### RECORD LIST
"""
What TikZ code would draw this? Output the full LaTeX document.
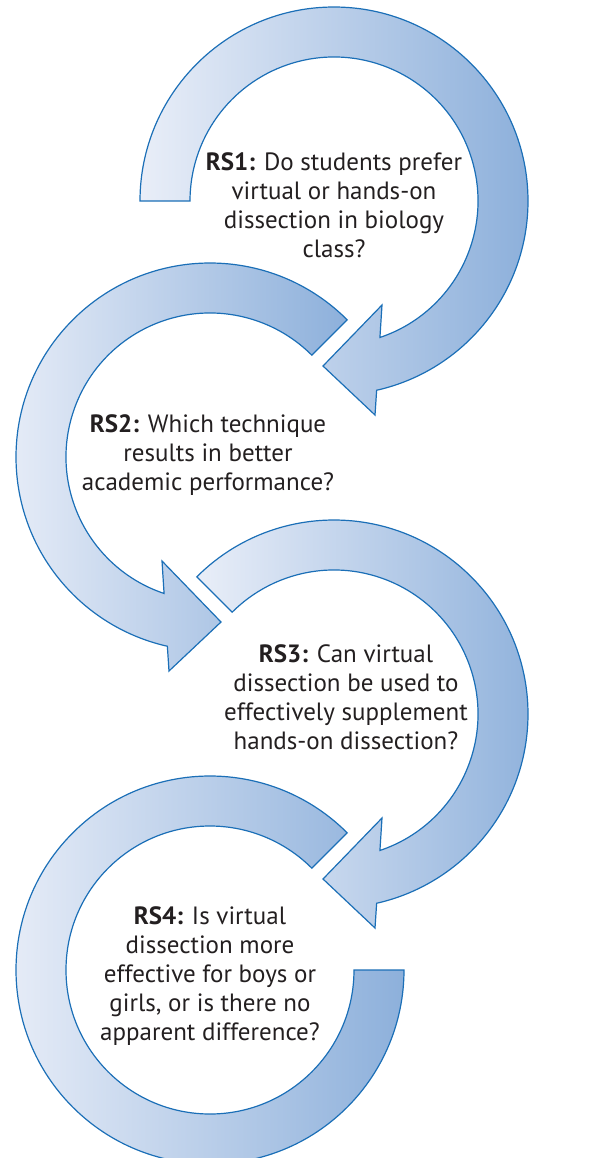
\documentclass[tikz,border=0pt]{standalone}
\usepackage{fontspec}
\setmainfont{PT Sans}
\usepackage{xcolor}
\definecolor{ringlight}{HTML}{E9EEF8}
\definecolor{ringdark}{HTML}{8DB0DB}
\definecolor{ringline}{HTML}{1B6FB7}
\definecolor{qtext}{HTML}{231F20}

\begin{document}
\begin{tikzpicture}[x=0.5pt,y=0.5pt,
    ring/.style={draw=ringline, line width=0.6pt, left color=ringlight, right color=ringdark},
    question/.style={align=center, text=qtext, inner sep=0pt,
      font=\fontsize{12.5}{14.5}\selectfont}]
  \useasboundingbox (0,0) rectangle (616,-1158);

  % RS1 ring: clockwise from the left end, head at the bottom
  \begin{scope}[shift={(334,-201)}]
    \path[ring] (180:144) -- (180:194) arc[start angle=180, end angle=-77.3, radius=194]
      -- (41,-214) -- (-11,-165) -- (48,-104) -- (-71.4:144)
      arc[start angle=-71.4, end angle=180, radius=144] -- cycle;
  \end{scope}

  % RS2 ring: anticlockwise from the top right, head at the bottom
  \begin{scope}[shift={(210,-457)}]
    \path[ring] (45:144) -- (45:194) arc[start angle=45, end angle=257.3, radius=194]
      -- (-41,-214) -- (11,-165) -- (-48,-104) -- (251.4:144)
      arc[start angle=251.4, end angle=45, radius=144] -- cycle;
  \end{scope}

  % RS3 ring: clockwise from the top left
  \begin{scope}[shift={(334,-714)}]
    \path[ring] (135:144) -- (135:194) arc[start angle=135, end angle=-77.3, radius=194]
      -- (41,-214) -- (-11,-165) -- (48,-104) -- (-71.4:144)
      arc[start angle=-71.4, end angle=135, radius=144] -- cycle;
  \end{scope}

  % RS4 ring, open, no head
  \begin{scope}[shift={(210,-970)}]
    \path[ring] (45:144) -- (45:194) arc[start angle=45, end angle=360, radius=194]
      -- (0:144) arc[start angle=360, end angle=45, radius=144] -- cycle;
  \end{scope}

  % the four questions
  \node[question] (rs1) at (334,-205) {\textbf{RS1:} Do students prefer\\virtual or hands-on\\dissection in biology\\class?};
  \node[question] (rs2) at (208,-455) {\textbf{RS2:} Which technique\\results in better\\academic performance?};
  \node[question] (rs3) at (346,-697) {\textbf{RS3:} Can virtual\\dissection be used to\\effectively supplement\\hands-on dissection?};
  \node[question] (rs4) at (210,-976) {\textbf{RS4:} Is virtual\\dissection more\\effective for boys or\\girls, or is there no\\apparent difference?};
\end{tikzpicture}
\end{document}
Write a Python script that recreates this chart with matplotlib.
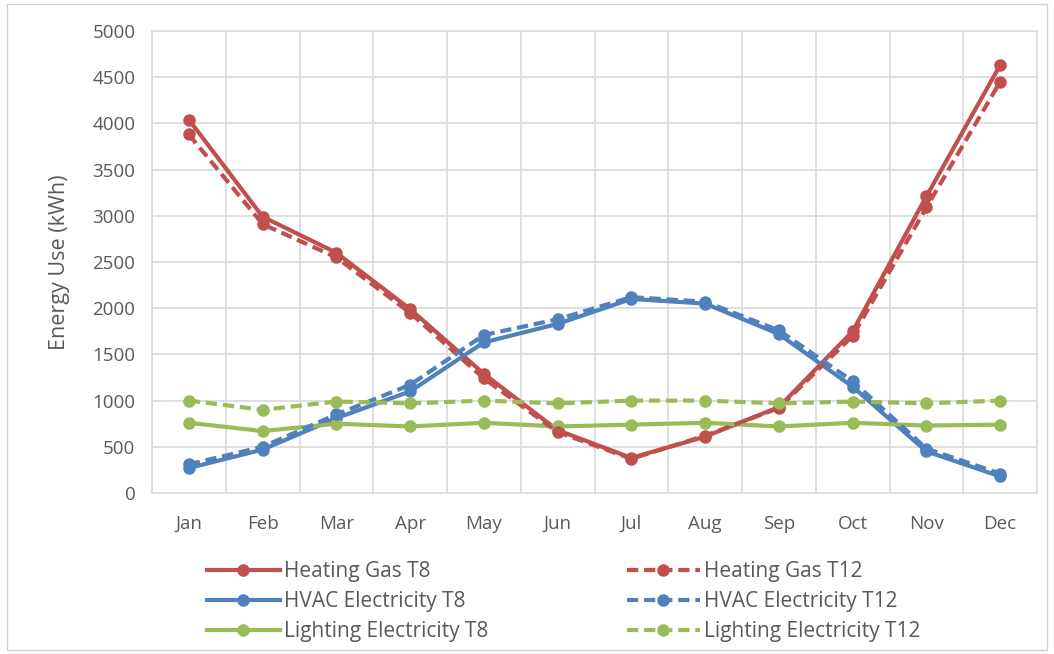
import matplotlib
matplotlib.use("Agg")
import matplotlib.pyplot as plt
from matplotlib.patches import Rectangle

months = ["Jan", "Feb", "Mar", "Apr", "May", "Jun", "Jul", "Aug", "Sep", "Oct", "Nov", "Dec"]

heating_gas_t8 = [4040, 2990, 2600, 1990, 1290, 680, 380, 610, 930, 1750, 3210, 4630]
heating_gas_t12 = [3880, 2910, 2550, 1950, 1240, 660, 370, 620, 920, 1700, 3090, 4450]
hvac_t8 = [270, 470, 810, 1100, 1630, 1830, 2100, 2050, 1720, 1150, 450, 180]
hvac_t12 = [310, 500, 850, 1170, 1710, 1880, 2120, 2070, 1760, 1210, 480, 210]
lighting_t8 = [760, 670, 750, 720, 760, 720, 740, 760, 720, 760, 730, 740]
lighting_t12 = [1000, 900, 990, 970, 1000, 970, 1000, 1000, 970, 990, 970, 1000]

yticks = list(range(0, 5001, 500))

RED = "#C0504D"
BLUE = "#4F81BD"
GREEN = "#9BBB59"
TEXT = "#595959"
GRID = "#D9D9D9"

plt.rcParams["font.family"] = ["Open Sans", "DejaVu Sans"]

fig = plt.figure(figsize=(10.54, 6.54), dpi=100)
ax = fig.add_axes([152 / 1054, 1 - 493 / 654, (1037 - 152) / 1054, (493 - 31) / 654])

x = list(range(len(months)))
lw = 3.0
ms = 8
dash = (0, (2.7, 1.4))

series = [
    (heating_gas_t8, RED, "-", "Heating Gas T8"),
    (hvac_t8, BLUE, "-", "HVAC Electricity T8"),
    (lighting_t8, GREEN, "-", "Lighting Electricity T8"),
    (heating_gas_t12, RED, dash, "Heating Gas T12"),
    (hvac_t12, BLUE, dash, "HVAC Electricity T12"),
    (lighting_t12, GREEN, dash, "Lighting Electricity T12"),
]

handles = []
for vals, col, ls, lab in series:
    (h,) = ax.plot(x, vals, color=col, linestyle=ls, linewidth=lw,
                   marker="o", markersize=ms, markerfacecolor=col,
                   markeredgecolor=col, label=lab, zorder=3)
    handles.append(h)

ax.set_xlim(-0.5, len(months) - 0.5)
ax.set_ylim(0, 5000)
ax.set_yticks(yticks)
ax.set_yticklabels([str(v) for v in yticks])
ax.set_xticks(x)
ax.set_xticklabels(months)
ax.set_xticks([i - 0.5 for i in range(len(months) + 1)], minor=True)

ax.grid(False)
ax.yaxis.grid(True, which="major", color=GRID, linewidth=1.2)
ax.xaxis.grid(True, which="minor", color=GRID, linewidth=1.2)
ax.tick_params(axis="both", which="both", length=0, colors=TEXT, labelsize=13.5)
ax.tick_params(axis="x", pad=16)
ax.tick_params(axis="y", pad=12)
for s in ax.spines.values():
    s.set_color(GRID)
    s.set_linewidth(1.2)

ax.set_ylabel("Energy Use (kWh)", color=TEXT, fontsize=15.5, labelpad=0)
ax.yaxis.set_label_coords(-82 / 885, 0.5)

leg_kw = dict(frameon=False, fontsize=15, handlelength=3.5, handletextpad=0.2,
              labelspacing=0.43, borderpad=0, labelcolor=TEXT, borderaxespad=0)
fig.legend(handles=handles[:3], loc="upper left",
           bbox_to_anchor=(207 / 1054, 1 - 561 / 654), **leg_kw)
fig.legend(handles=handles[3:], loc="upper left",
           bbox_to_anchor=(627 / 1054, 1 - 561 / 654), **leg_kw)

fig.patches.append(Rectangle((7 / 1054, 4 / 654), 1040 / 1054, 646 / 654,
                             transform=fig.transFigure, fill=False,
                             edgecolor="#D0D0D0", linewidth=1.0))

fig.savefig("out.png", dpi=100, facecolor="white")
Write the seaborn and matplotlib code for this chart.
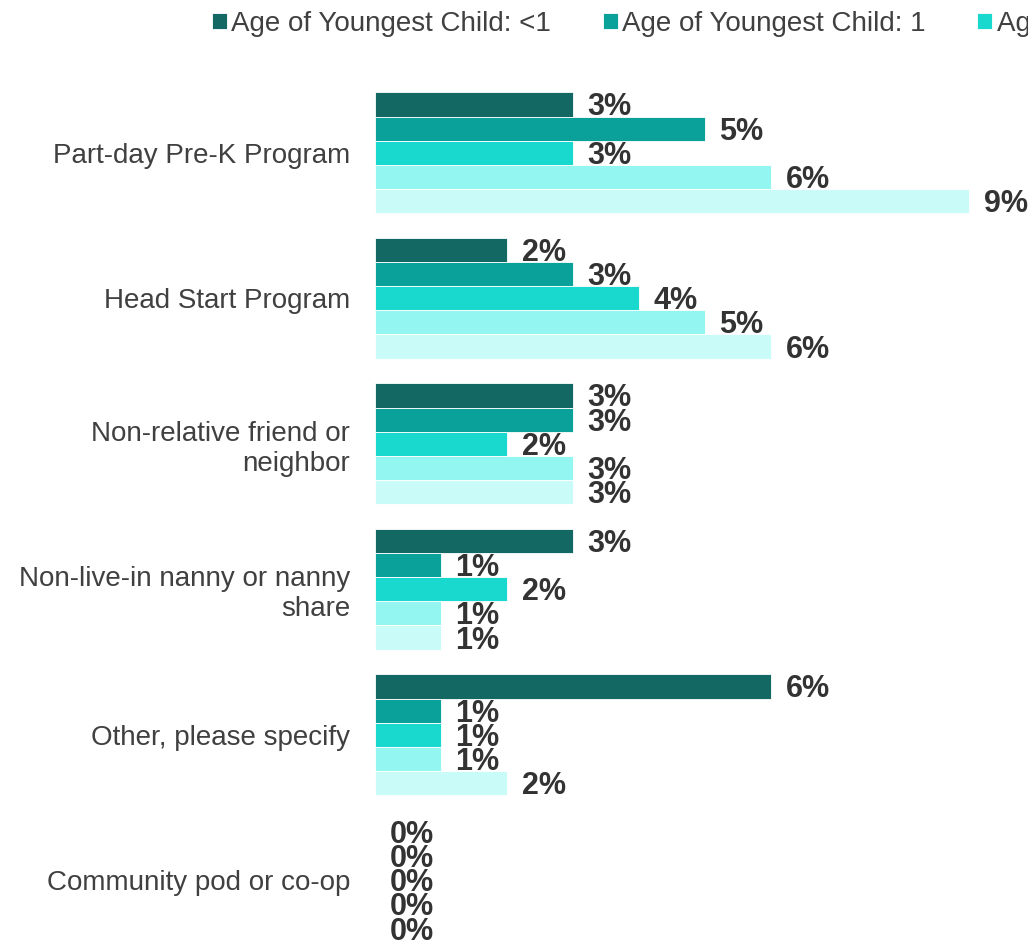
"""
### AIM
Give the data above again in full and unchanged, skipping the pictures.

### RESULT FOR THIS TASK
What TikZ code would draw this? Output the full LaTeX document.
\documentclass[tikz,border=0pt]{standalone}
\usepackage{fontspec}
\setmainfont{PT Sans}
\usepackage{xcolor}
\definecolor{ringlight}{HTML}{E9EEF8}
\definecolor{ringdark}{HTML}{8DB0DB}
\definecolor{ringline}{HTML}{1B6FB7}
\definecolor{qtext}{HTML}{231F20}

\begin{document}
\begin{tikzpicture}[x=0.5pt,y=0.5pt,
    ring/.style={draw=ringline, line width=0.6pt, left color=ringlight, right color=ringdark},
    question/.style={align=center, text=qtext, inner sep=0pt,
      font=\fontsize{12.5}{14.5}\selectfont}]
  \useasboundingbox (0,0) rectangle (616,-1158);

  % RS1 ring: clockwise from the left end, head at the bottom
  \begin{scope}[shift={(334,-201)}]
    \path[ring] (180:144) -- (180:194) arc[start angle=180, end angle=-77.3, radius=194]
      -- (41,-214) -- (-11,-165) -- (48,-104) -- (-71.4:144)
      arc[start angle=-71.4, end angle=180, radius=144] -- cycle;
  \end{scope}

  % RS2 ring: anticlockwise from the top right, head at the bottom
  \begin{scope}[shift={(210,-457)}]
    \path[ring] (45:144) -- (45:194) arc[start angle=45, end angle=257.3, radius=194]
      -- (-41,-214) -- (11,-165) -- (-48,-104) -- (251.4:144)
      arc[start angle=251.4, end angle=45, radius=144] -- cycle;
  \end{scope}

  % RS3 ring: clockwise from the top left
  \begin{scope}[shift={(334,-714)}]
    \path[ring] (135:144) -- (135:194) arc[start angle=135, end angle=-77.3, radius=194]
      -- (41,-214) -- (-11,-165) -- (48,-104) -- (-71.4:144)
      arc[start angle=-71.4, end angle=135, radius=144] -- cycle;
  \end{scope}

  % RS4 ring, open, no head
  \begin{scope}[shift={(210,-970)}]
    \path[ring] (45:144) -- (45:194) arc[start angle=45, end angle=360, radius=194]
      -- (0:144) arc[start angle=360, end angle=45, radius=144] -- cycle;
  \end{scope}

  % the four questions
  \node[question] (rs1) at (334,-205) {\textbf{RS1:} Do students prefer\\virtual or hands-on\\dissection in biology\\class?};
  \node[question] (rs2) at (208,-455) {\textbf{RS2:} Which technique\\results in better\\academic performance?};
  \node[question] (rs3) at (346,-697) {\textbf{RS3:} Can virtual\\dissection be used to\\effectively supplement\\hands-on dissection?};
  \node[question] (rs4) at (210,-976) {\textbf{RS4:} Is virtual\\dissection more\\effective for boys or\\girls, or is there no\\apparent difference?};
\end{tikzpicture}
\end{document}
Write a Python script that recreates this chart with matplotlib.
import matplotlib
matplotlib.use("Agg")
import matplotlib.pyplot as plt
from matplotlib.patches import Rectangle

months = ["Jan", "Feb", "Mar", "Apr", "May", "Jun", "Jul", "Aug", "Sep", "Oct", "Nov", "Dec"]

heating_gas_t8 = [4040, 2990, 2600, 1990, 1290, 680, 380, 610, 930, 1750, 3210, 4630]
heating_gas_t12 = [3880, 2910, 2550, 1950, 1240, 660, 370, 620, 920, 1700, 3090, 4450]
hvac_t8 = [270, 470, 810, 1100, 1630, 1830, 2100, 2050, 1720, 1150, 450, 180]
hvac_t12 = [310, 500, 850, 1170, 1710, 1880, 2120, 2070, 1760, 1210, 480, 210]
lighting_t8 = [760, 670, 750, 720, 760, 720, 740, 760, 720, 760, 730, 740]
lighting_t12 = [1000, 900, 990, 970, 1000, 970, 1000, 1000, 970, 990, 970, 1000]

yticks = list(range(0, 5001, 500))

RED = "#C0504D"
BLUE = "#4F81BD"
GREEN = "#9BBB59"
TEXT = "#595959"
GRID = "#D9D9D9"

plt.rcParams["font.family"] = ["Open Sans", "DejaVu Sans"]

fig = plt.figure(figsize=(10.54, 6.54), dpi=100)
ax = fig.add_axes([152 / 1054, 1 - 493 / 654, (1037 - 152) / 1054, (493 - 31) / 654])

x = list(range(len(months)))
lw = 3.0
ms = 8
dash = (0, (2.7, 1.4))

series = [
    (heating_gas_t8, RED, "-", "Heating Gas T8"),
    (hvac_t8, BLUE, "-", "HVAC Electricity T8"),
    (lighting_t8, GREEN, "-", "Lighting Electricity T8"),
    (heating_gas_t12, RED, dash, "Heating Gas T12"),
    (hvac_t12, BLUE, dash, "HVAC Electricity T12"),
    (lighting_t12, GREEN, dash, "Lighting Electricity T12"),
]

handles = []
for vals, col, ls, lab in series:
    (h,) = ax.plot(x, vals, color=col, linestyle=ls, linewidth=lw,
                   marker="o", markersize=ms, markerfacecolor=col,
                   markeredgecolor=col, label=lab, zorder=3)
    handles.append(h)

ax.set_xlim(-0.5, len(months) - 0.5)
ax.set_ylim(0, 5000)
ax.set_yticks(yticks)
ax.set_yticklabels([str(v) for v in yticks])
ax.set_xticks(x)
ax.set_xticklabels(months)
ax.set_xticks([i - 0.5 for i in range(len(months) + 1)], minor=True)

ax.grid(False)
ax.yaxis.grid(True, which="major", color=GRID, linewidth=1.2)
ax.xaxis.grid(True, which="minor", color=GRID, linewidth=1.2)
ax.tick_params(axis="both", which="both", length=0, colors=TEXT, labelsize=13.5)
ax.tick_params(axis="x", pad=16)
ax.tick_params(axis="y", pad=12)
for s in ax.spines.values():
    s.set_color(GRID)
    s.set_linewidth(1.2)

ax.set_ylabel("Energy Use (kWh)", color=TEXT, fontsize=15.5, labelpad=0)
ax.yaxis.set_label_coords(-82 / 885, 0.5)

leg_kw = dict(frameon=False, fontsize=15, handlelength=3.5, handletextpad=0.2,
              labelspacing=0.43, borderpad=0, labelcolor=TEXT, borderaxespad=0)
fig.legend(handles=handles[:3], loc="upper left",
           bbox_to_anchor=(207 / 1054, 1 - 561 / 654), **leg_kw)
fig.legend(handles=handles[3:], loc="upper left",
           bbox_to_anchor=(627 / 1054, 1 - 561 / 654), **leg_kw)

fig.patches.append(Rectangle((7 / 1054, 4 / 654), 1040 / 1054, 646 / 654,
                             transform=fig.transFigure, fill=False,
                             edgecolor="#D0D0D0", linewidth=1.0))

fig.savefig("out.png", dpi=100, facecolor="white")
Write the seaborn and matplotlib code for this chart.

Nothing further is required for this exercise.